This article examines an analytical approach to product assortment formation in the field of international wholesale jewelry trade. Particular attention is given to demand-driven procurement management practices as a factor of competitive advantage in highly competitive markets of Central and Eastern Europe. Based on the practical experience of an international company working with suppliers from Italy and Turkey and B2B clients in EU countries, the article analyzes the features of moving away from the traditional model of standardized product offerings in favor of a pre-order and data-driven procurement system. It is shown that using data on demand, collection update cycles, and client preferences allows companies to reduce inventory risks, increase turnover, and strengthen long-term partnership relationships.
Introduction
International jewelry trade is characterized by high capital intensity, sensitivity to market fluctuations, and significant dependence on consumer demand. In the saturated markets of the European Union, traditional wholesale procurement models, which rely solely on the offerings of manufacturers, increasingly demonstrate limited effectiveness. Companies that focus exclusively on available supplier assortments face excessive inventories, reduced turnover, and rising operational risks.
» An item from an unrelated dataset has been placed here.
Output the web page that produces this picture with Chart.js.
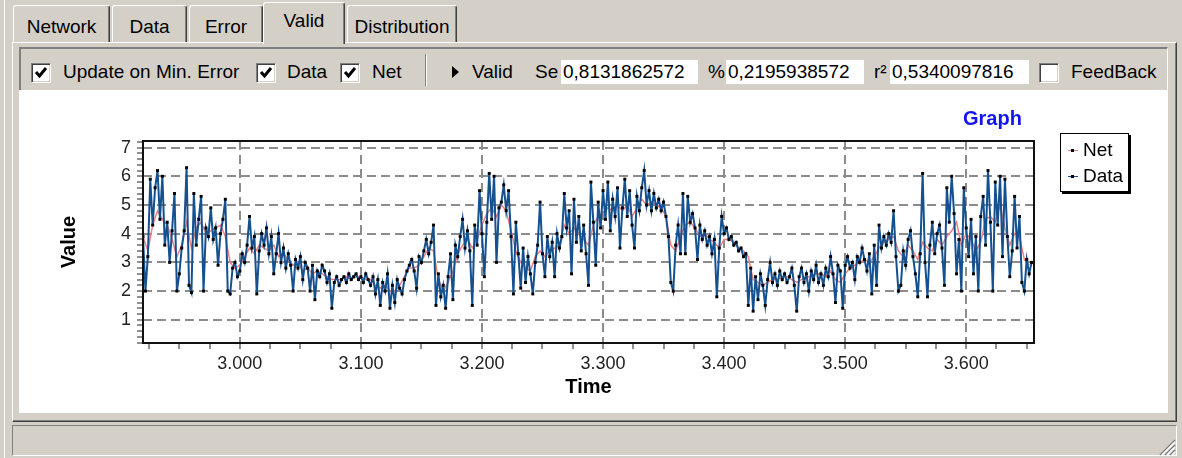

The relevance of this study is driven by the need to rethink approaches to assortment management in international B2B jewelry trade. The aim of the article is to analyze a data-driven model for assortment formation and to evaluate its impact on business sustainability and competitiveness.
1. Specifics of the International Wholesale Jewelry Market
The jewelry industry holds a special place in the structure of international trade, combining characteristics of luxury items and investment goods. Wholesale supply of gold jewelry requires precise consideration of factors such as consumer preferences, national demand characteristics, fluctuations in precious metal prices, and regulatory requirements across different jurisdictions.
For the markets of the Czech Republic, Slovakia, Poland, and Romania, there is high competition among B2B suppliers, while demand from retail companies is fragmented and unstable. This increases the importance of accurate forecasting and adaptive procurement models.
2. Limitations of the Traditional Assortment Formation Model
The classical wholesale model assumes selecting products from existing collections offered by manufacturers. While this approach minimizes analytical effort, it leads to several structural problems:
- Misalignment of the assortment with actual demand in specific regions;
- Accumulation of slow-moving inventory;
- Reduced profitability due to forced discounts;
- Limited flexibility in responding to market changes.
In the jewelry industry, these issues are exacerbated by the high cost of inventory and long production cycles.
3. Data-Driven Procurement Approach
An alternative to the traditional model is the demand-driven approach, in which the company places orders based on an analysis of actual customer needs. This approach involves systematic collection of data on sales, repeat order frequency, design preferences, weight, metal purity, and price segments.
In practice, this means that the wholesale distributor does not simply purchase ready-made products but initiates the production of specific items with overseas suppliers. Partnerships with factories in Italy and Turkey are structured around long-term demand rather than one-off transactions.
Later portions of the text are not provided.